One may be tempted to compare above solutions with UA link-1.0 but a validated silicon is still awaited (Few companies like Marvel/Synopsys/Astera Labs have development in works). It promises much higher data rates per lane compared to PCIe 7.0 128GT/s/lane vs 200GT/s/lane and promises to scale up to 2 racks and with stretch goal up to 4 Racks. This gives 200GT/sx4=800GT/s in one direction. Promises to support 1024 accelerators/pod. Mostly Phy layer of Ethernet standard has been kept unchanged whereas Data/Transaction layers have been modified from original IEEE ethernet std. to reduce latency overhead and improve throughput.

For telemetry purposes one may divide it in performance / power perspective differently for Phy sub-layer, Data/Link layer and Transaction layers.
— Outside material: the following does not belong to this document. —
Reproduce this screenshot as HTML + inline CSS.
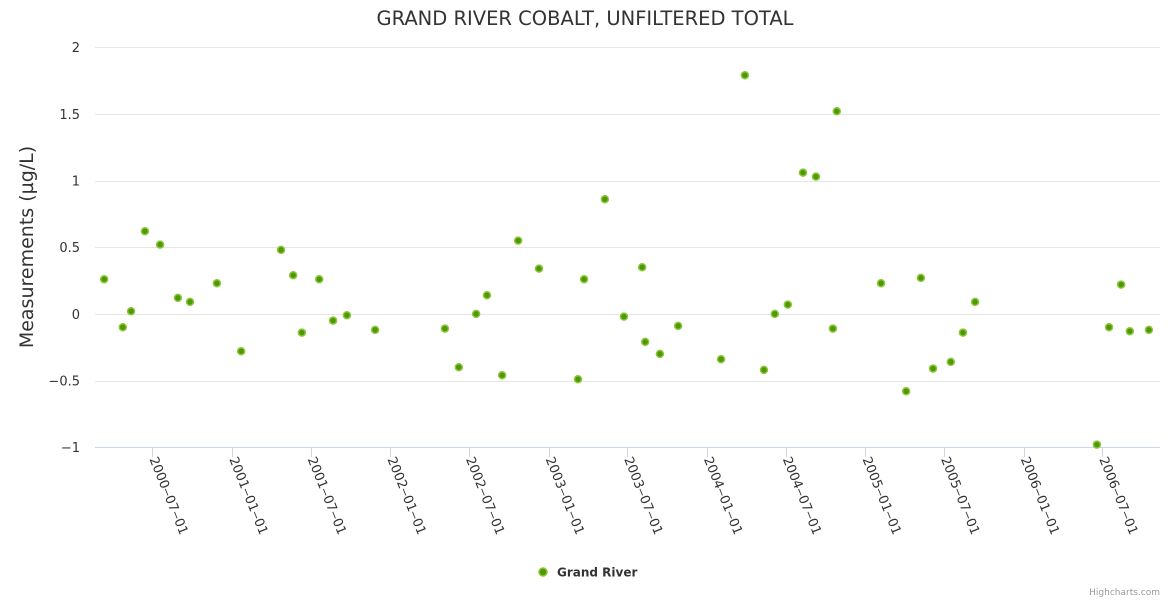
<!DOCTYPE html>
<html><head><meta charset="utf-8"><style>
body{margin:0;background:#fff;font-family:"DejaVu Sans","Liberation Sans",sans-serif;}
svg{display:block}
</style></head><body>
<svg id="chart" width="1170" height="600" xmlns="http://www.w3.org/2000/svg" font-family="DejaVu Sans, Liberation Sans, sans-serif">
<rect width="1170" height="600" fill="#fff"/>
<text x="585" y="25" text-anchor="middle" font-size="19.5" fill="#333">GRAND RIVER COBALT, UNFILTERED TOTAL</text>
<g id="grid"></g>
<g id="yticks"></g>
<text transform="translate(33,247) rotate(-90)" text-anchor="middle" font-size="19" fill="#333">Measurements (µg/L)</text>
<line x1="95" y1="447.5" x2="1160" y2="447.5" stroke="#ccd6eb"/>
<g id="xticks"></g>
<g id="points"></g>
<g>
<circle cx="543" cy="572" r="4" fill="#4d9900" stroke="#8dc63f" stroke-width="1.5"/>
<text x="557" y="576.5" font-size="12" font-weight="bold" fill="#333">Grand River</text>
</g>
<text x="1160" y="595" text-anchor="end" font-size="9" fill="#999">Highcharts.com</text>
</svg>
<script>
const dates=["2000-03-12","2000-04-24","2000-05-13","2000-06-14","2000-07-19","2000-08-29","2000-09-26","2000-11-27","2001-01-22","2001-04-24","2001-05-22","2001-06-11","2001-07-21","2001-08-22","2001-09-23","2001-11-27","2002-05-07","2002-06-08","2002-07-18","2002-08-12","2002-09-16","2002-10-23","2002-12-10","2003-03-10","2003-03-24","2003-05-11","2003-06-24","2003-08-05","2003-08-12","2003-09-15","2003-10-27","2004-02-03","2004-03-29","2004-05-12","2004-06-06","2004-07-06","2004-08-10","2004-09-09","2004-10-18","2004-10-27","2005-02-06","2005-04-05","2005-05-09","2005-06-06","2005-07-17","2005-08-14","2005-09-11","2006-06-19","2006-07-17","2006-08-14","2006-09-03","2006-10-17"];
const values=[0.26,-0.1,0.02,0.62,0.52,0.12,0.09,0.23,-0.28,0.48,0.29,-0.14,0.26,-0.05,-0.01,-0.12,-0.11,-0.4,0,0.14,-0.46,0.55,0.34,-0.49,0.26,0.86,-0.02,0.35,-0.21,-0.3,-0.09,-0.34,1.79,-0.42,0,0.07,1.06,1.03,-0.11,1.52,0.23,-0.58,0.27,-0.41,-0.36,-0.14,0.09,-0.98,-0.1,0.22,-0.13,-0.12];
const yTicks=[-1,-0.5,0,0.5,1,1.5,2];
const xTicks=["2000-07-01","2001-01-01","2001-07-01","2002-01-01","2002-07-01","2003-01-01","2003-07-01","2004-01-01","2004-07-01","2005-01-01","2005-07-01","2006-01-01","2006-07-01"];
const NS="http://www.w3.org/2000/svg";
const base=Date.UTC(2000,6,1);
function xs(d){const p=d.split("-");return 152.3+(Date.UTC(+p[0],+p[1]-1,+p[2])-base)/86400000*0.4335;}
function ys(v){return 313.9-v*133.33;}
const grid=document.getElementById("grid"),yt=document.getElementById("yticks"),xt=document.getElementById("xticks"),pts=document.getElementById("points");
yTicks.forEach(v=>{
 if(v>-1){const l=document.createElementNS(NS,"line");
 l.setAttribute("x1",95);l.setAttribute("x2",1160);l.setAttribute("y1",Math.round(ys(v))+0.5);l.setAttribute("y2",Math.round(ys(v))+0.5);l.setAttribute("stroke","#e6e6e6");
 
 
 grid.appendChild(l);}
 const t=document.createElementNS(NS,"text");
 t.setAttribute("x",80);t.setAttribute("y",ys(v)+5);t.setAttribute("text-anchor","end");t.setAttribute("font-size","13");t.setAttribute("fill","#333");
 t.textContent=v===-1?"−1":v===-0.5?"−0.5":String(v);
 
 
 yt.appendChild(t);
});
xTicks.forEach(d=>{
 const x=xs(d);
 const l=document.createElementNS(NS,"line");
 l.setAttribute("x1",Math.round(x)+0.5);l.setAttribute("x2",Math.round(x)+0.5);l.setAttribute("y1",447);l.setAttribute("y2",457);l.setAttribute("stroke","#ccd6eb");
 
 
 xt.appendChild(l);
 const t=document.createElementNS(NS,"text");
 t.setAttribute("transform","translate("+(x-3)+",459) rotate(68)");t.setAttribute("font-size","13");t.setAttribute("fill","#333");
 t.textContent=d.replace(/-/g,"‒");
 
 
 xt.appendChild(t);
});
dates.forEach((d,i)=>{
 const c=document.createElementNS(NS,"circle");
 c.setAttribute("cx",xs(d));c.setAttribute("cy",ys(values[i]));c.setAttribute("r",3.5);c.setAttribute("fill","#4d9900");c.setAttribute("stroke","#8dc63f");c.setAttribute("stroke-width","1.5");
 
 
 pts.appendChild(c);
});
</script>
</body></html>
Phy layer telemetry might offer insight like Eye opening for signaling and loss in signal power for receiver on the channel, Error Handling/Correction etc… for Forward Error Correction decoding and correction as well as CRC error check and replay of requests. Note These telemetries not only indicate channel health (e.g: errors corrected/detected, channel eye width closing) but also effect bandwidth achieved since errors cause replay of requests and decrease the effective bandwidth and latency of requests which in turn effect flow control mechanisms for upper layers like DLP and TLP by not releasing the credits for producer to generate new traffic. These would also increase the latency to producer of request completion, thus cause indirect stalls to other unrelated telemetry to accelerator core and memory subsystems.

All telemetry framework which does discovery of load across various AI cores/accelerators in socket/across sockets within pod or across different pods need to correlate these networking metrics to other read/write metrics obtained through these telemetry hooks for making sharding decisions for Data or Model parallelism of AI workloads. One point need to be noted about scalability since UA link promises large scalability through its Switches, telemetry can provide practical vs theoretical limits comparison and allow configuration management.

Reliability and Security aspects can be handled with proper telemetry hooks. Few examples, lot of correction events detected by telemetry related to FEC/CRC indicate marginal link stability or sources of EMI near these links, Denial of Service attacks can also be detected using telemetry at TLP and DLP levels of connectivity stack using ID’s and address slices related to requests. Burstiness of traffic captured using telemetry on network traffic might indicate the AI workload profile or indicate potential need for optimizations needed using sharding/interleaving. Some of the related aspects to network telemetry can be uncovered using memory and compute infrastructure related telemetry but key concept is to be able to correlate these events at different subsystems either at pod level or socket level or across pods to derive a coherent plan of action for optimization/security/reliability as the case might be for AI workload used on the given server.